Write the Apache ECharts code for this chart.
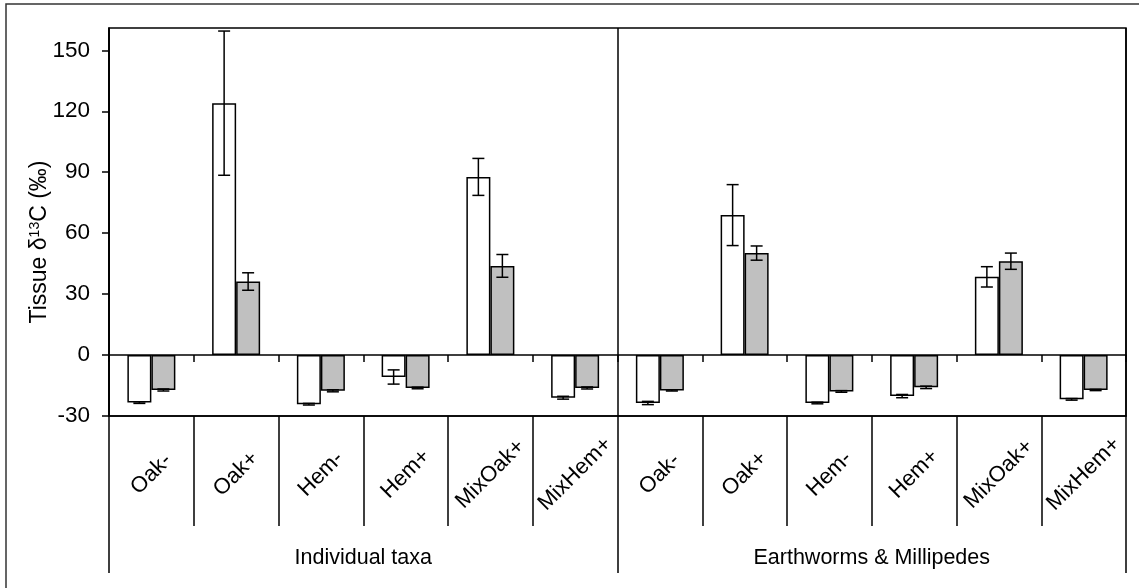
<!DOCTYPE html>
<html>
<head>
<meta charset="utf-8">
<script src="https://cdn.jsdelivr.net/npm/echarts@6/dist/echarts.min.js"></script>
<style>
  html, body { margin: 0; padding: 0; background: #fff; }
  #chart { width: 1139px; height: 588px; }
</style>
</head>
<body>
<div id="chart"></div>
<script>
// Treatments within each animal group
const taxa = ['Oak-', 'Oak+', 'Hem-', 'Hem+', 'MixOak+', 'MixHem+'];
const groups = ['Individual taxa', 'Earthworms & Millipedes'];

// Tissue δ13C means and standard errors (‰), first bar of each pair (white)
const whiteMean = [-23.4, 124.0, -24.2, -10.8, 87.7, -21.0, -23.6, 68.9, -23.6, -20.2, 38.5, -21.8];
const whiteErr  = [0.4, 35.5, 0.4, 3.5, 9.1, 0.7, 0.8, 15.0, 0.4, 0.8, 5.0, 0.4];
// second bar of each pair (grey)
const greyMean  = [-17.2, 36.2, -17.6, -16.2, 43.9, -16.2, -17.4, 50.2, -17.9, -15.9, 46.2, -17.2];
const greyErr   = [0.5, 4.3, 0.5, 0.4, 5.6, 0.5, 0.3, 3.5, 0.4, 0.6, 4.0, 0.3];

// Y-axis tick values
const yTicks = [-30, 0, 30, 60, 90, 120, 150];

const categories = groups.flatMap(() => taxa);

const FONT = "'Liberation Sans', Arial, sans-serif";
const BAR_W = 24;

function errorSeries(mean, err, offset) {
  return {
    type: 'custom',
    xAxisIndex: 0,
    z: 5,
    data: mean.map((m, i) => [i, m, err[i]]),
    encode: { x: 0, y: 1 },
    renderItem: function (params, api) {
      const idx = api.value(0);
      const m = api.value(1);
      const e = api.value(2);
      const x = api.coord([idx, m])[0] + offset;
      const yHi = api.coord([idx, m + e])[1];
      const yLo = api.coord([idx, m - e])[1];
      const cap = 6;
      const style = { stroke: '#000', lineWidth: 1.5 };
      return {
        type: 'group',
        children: [
          { type: 'line', shape: { x1: x, y1: yHi, x2: x, y2: yLo }, style: style },
          { type: 'line', shape: { x1: x - cap, y1: yHi, x2: x + cap, y2: yHi }, style: style },
          { type: 'line', shape: { x1: x - cap, y1: yLo, x2: x + cap, y2: yLo }, style: style }
        ]
      };
    }
  };
}

const chart = echarts.init(document.getElementById('chart'), null, { renderer: 'canvas' });

chart.setOption({
  animation: false,
  backgroundColor: '#fff',
  textStyle: { fontFamily: FONT },
  grid: {
    left: 109, right: 13, top: 28, bottom: 172,
    containLabel: false,
    outerBoundsMode: 'none',
    show: true,
    borderColor: '#000',
    borderWidth: 1.5,
    backgroundColor: 'transparent'
  },
  graphic: [
    {
      type: 'rect',
      shape: { x: 6, y: 4, width: 1200, height: 700 },
      style: { fill: 'none', stroke: '#333', lineWidth: 1.5 },
      silent: true,
      z: -10
    }
  ],
  xAxis: [
    {
      // treatment labels, separated by long ticks
      type: 'category',
      data: categories,
      position: 'bottom',
      axisLine: { onZero: false, show: true, lineStyle: { color: '#000', width: 1.5 } },
      axisTick: { show: true, length: 110, inside: false, alignWithLabel: false, interval: 0,
                  lineStyle: { color: '#000', width: 1.5 } },
      axisLabel: {
        interval: 0, rotate: 45, margin: 58,
        align: 'center', verticalAlign: 'middle',
        color: '#000', fontSize: 22, fontFamily: FONT
      },
      splitLine: { show: false }
    },
    {
      // animal group labels and dividers
      type: 'category',
      data: groups,
      position: 'bottom',
      axisLine: { onZero: false, show: false },
      axisTick: { show: true, length: 157, inside: false, alignWithLabel: false, interval: 0,
                  lineStyle: { color: '#000', width: 1.5 } },
      axisLabel: { interval: 0, margin: 131, color: '#000', fontSize: 21.5, fontFamily: FONT },
      splitLine: { show: true, interval: 0, lineStyle: { color: '#000', width: 1.5 } }
    },
    {
      // zero baseline with short downward ticks
      type: 'category',
      data: categories,
      position: 'bottom',
      axisLine: { onZero: true, onZeroAxisIndex: 0, show: true, lineStyle: { color: '#000', width: 1.5 } },
      axisTick: { show: true, length: 7, inside: false, alignWithLabel: false, interval: 0,
                  lineStyle: { color: '#000', width: 1.5 } },
      axisLabel: { show: false },
      splitLine: { show: false }
    }
  ],
  yAxis: {
    type: 'value',
    min: -30,
    max: 161,
    interval: 30,
    name: 'Tissue δ{sup|13}C (‰)',
    nameLocation: 'middle',
    nameRotate: 90,
    nameGap: 57,
    nameMoveOverlap: false,
    nameTextStyle: {
      color: '#000', fontSize: 23, fontFamily: FONT,
      padding: [0, 40, 0, 0],
      rich: {
        sup: { fontSize: 14, fontFamily: FONT, color: '#000', verticalAlign: 'top', padding: [0, 0, 10, 0] }
      }
    },
    axisLine: { show: true, lineStyle: { color: '#000', width: 1.5 } },
    axisTick: { show: true, length: 7, customValues: yTicks, lineStyle: { color: '#000', width: 1.5 } },
    axisLabel: { customValues: yTicks, margin: 19, color: '#000', fontSize: 22.5, fontFamily: FONT },
    splitLine: { show: false }
  },
  series: [
    {
      type: 'bar',
      xAxisIndex: 0,
      data: whiteMean,
      barWidth: BAR_W,
      barGap: '0%',
      itemStyle: { color: '#ffffff', borderColor: '#000', borderWidth: 1.5 },
      z: 3
    },
    {
      type: 'bar',
      xAxisIndex: 0,
      data: greyMean,
      barWidth: BAR_W,
      barGap: '0%',
      itemStyle: { color: '#c0c0c0', borderColor: '#000', borderWidth: 1.5 },
      z: 3
    },
    errorSeries(whiteMean, whiteErr, -BAR_W / 2),
    errorSeries(greyMean, greyErr, BAR_W / 2)
  ]
});
</script>
</body>
</html>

**What to do**
All of the lines above should be printed exactly, minus the pictures.

**Result for this exercise**
Write the Apache ECharts code for this chart.
<!DOCTYPE html>
<html>
<head>
<meta charset="utf-8">
<script src="https://cdn.jsdelivr.net/npm/echarts@6/dist/echarts.min.js"></script>
<style>
  html, body { margin: 0; padding: 0; background: #fff; }
  #chart { width: 1139px; height: 588px; }
</style>
</head>
<body>
<div id="chart"></div>
<script>
// Treatments within each animal group
const taxa = ['Oak-', 'Oak+', 'Hem-', 'Hem+', 'MixOak+', 'MixHem+'];
const groups = ['Individual taxa', 'Earthworms & Millipedes'];

// Tissue δ13C means and standard errors (‰), first bar of each pair (white)
const whiteMean = [-23.4, 124.0, -24.2, -10.8, 87.7, -21.0, -23.6, 68.9, -23.6, -20.2, 38.5, -21.8];
const whiteErr  = [0.4, 35.5, 0.4, 3.5, 9.1, 0.7, 0.8, 15.0, 0.4, 0.8, 5.0, 0.4];
// second bar of each pair (grey)
const greyMean  = [-17.2, 36.2, -17.6, -16.2, 43.9, -16.2, -17.4, 50.2, -17.9, -15.9, 46.2, -17.2];
const greyErr   = [0.5, 4.3, 0.5, 0.4, 5.6, 0.5, 0.3, 3.5, 0.4, 0.6, 4.0, 0.3];

// Y-axis tick values
const yTicks = [-30, 0, 30, 60, 90, 120, 150];

const categories = groups.flatMap(() => taxa);

const FONT = "'Liberation Sans', Arial, sans-serif";
const BAR_W = 24;

function errorSeries(mean, err, offset) {
  return {
    type: 'custom',
    xAxisIndex: 0,
    z: 5,
    data: mean.map((m, i) => [i, m, err[i]]),
    encode: { x: 0, y: 1 },
    renderItem: function (params, api) {
      const idx = api.value(0);
      const m = api.value(1);
      const e = api.value(2);
      const x = api.coord([idx, m])[0] + offset;
      const yHi = api.coord([idx, m + e])[1];
      const yLo = api.coord([idx, m - e])[1];
      const cap = 6;
      const style = { stroke: '#000', lineWidth: 1.5 };
      return {
        type: 'group',
        children: [
          { type: 'line', shape: { x1: x, y1: yHi, x2: x, y2: yLo }, style: style },
          { type: 'line', shape: { x1: x - cap, y1: yHi, x2: x + cap, y2: yHi }, style: style },
          { type: 'line', shape: { x1: x - cap, y1: yLo, x2: x + cap, y2: yLo }, style: style }
        ]
      };
    }
  };
}

const chart = echarts.init(document.getElementById('chart'), null, { renderer: 'canvas' });

chart.setOption({
  animation: false,
  backgroundColor: '#fff',
  textStyle: { fontFamily: FONT },
  grid: {
    left: 109, right: 13, top: 28, bottom: 172,
    containLabel: false,
    outerBoundsMode: 'none',
    show: true,
    borderColor: '#000',
    borderWidth: 1.5,
    backgroundColor: 'transparent'
  },
  graphic: [
    {
      type: 'rect',
      shape: { x: 6, y: 4, width: 1200, height: 700 },
      style: { fill: 'none', stroke: '#333', lineWidth: 1.5 },
      silent: true,
      z: -10
    }
  ],
  xAxis: [
    {
      // treatment labels, separated by long ticks
      type: 'category',
      data: categories,
      position: 'bottom',
      axisLine: { onZero: false, show: true, lineStyle: { color: '#000', width: 1.5 } },
      axisTick: { show: true, length: 110, inside: false, alignWithLabel: false, interval: 0,
                  lineStyle: { color: '#000', width: 1.5 } },
      axisLabel: {
        interval: 0, rotate: 45, margin: 58,
        align: 'center', verticalAlign: 'middle',
        color: '#000', fontSize: 22, fontFamily: FONT
      },
      splitLine: { show: false }
    },
    {
      // animal group labels and dividers
      type: 'category',
      data: groups,
      position: 'bottom',
      axisLine: { onZero: false, show: false },
      axisTick: { show: true, length: 157, inside: false, alignWithLabel: false, interval: 0,
                  lineStyle: { color: '#000', width: 1.5 } },
      axisLabel: { interval: 0, margin: 131, color: '#000', fontSize: 21.5, fontFamily: FONT },
      splitLine: { show: true, interval: 0, lineStyle: { color: '#000', width: 1.5 } }
    },
    {
      // zero baseline with short downward ticks
      type: 'category',
      data: categories,
      position: 'bottom',
      axisLine: { onZero: true, onZeroAxisIndex: 0, show: true, lineStyle: { color: '#000', width: 1.5 } },
      axisTick: { show: true, length: 7, inside: false, alignWithLabel: false, interval: 0,
                  lineStyle: { color: '#000', width: 1.5 } },
      axisLabel: { show: false },
      splitLine: { show: false }
    }
  ],
  yAxis: {
    type: 'value',
    min: -30,
    max: 161,
    interval: 30,
    name: 'Tissue δ{sup|13}C (‰)',
    nameLocation: 'middle',
    nameRotate: 90,
    nameGap: 57,
    nameMoveOverlap: false,
    nameTextStyle: {
      color: '#000', fontSize: 23, fontFamily: FONT,
      padding: [0, 40, 0, 0],
      rich: {
        sup: { fontSize: 14, fontFamily: FONT, color: '#000', verticalAlign: 'top', padding: [0, 0, 10, 0] }
      }
    },
    axisLine: { show: true, lineStyle: { color: '#000', width: 1.5 } },
    axisTick: { show: true, length: 7, customValues: yTicks, lineStyle: { color: '#000', width: 1.5 } },
    axisLabel: { customValues: yTicks, margin: 19, color: '#000', fontSize: 22.5, fontFamily: FONT },
    splitLine: { show: false }
  },
  series: [
    {
      type: 'bar',
      xAxisIndex: 0,
      data: whiteMean,
      barWidth: BAR_W,
      barGap: '0%',
      itemStyle: { color: '#ffffff', borderColor: '#000', borderWidth: 1.5 },
      z: 3
    },
    {
      type: 'bar',
      xAxisIndex: 0,
      data: greyMean,
      barWidth: BAR_W,
      barGap: '0%',
      itemStyle: { color: '#c0c0c0', borderColor: '#000', borderWidth: 1.5 },
      z: 3
    },
    errorSeries(whiteMean, whiteErr, -BAR_W / 2),
    errorSeries(greyMean, greyErr, BAR_W / 2)
  ]
});
</script>
</body>
</html>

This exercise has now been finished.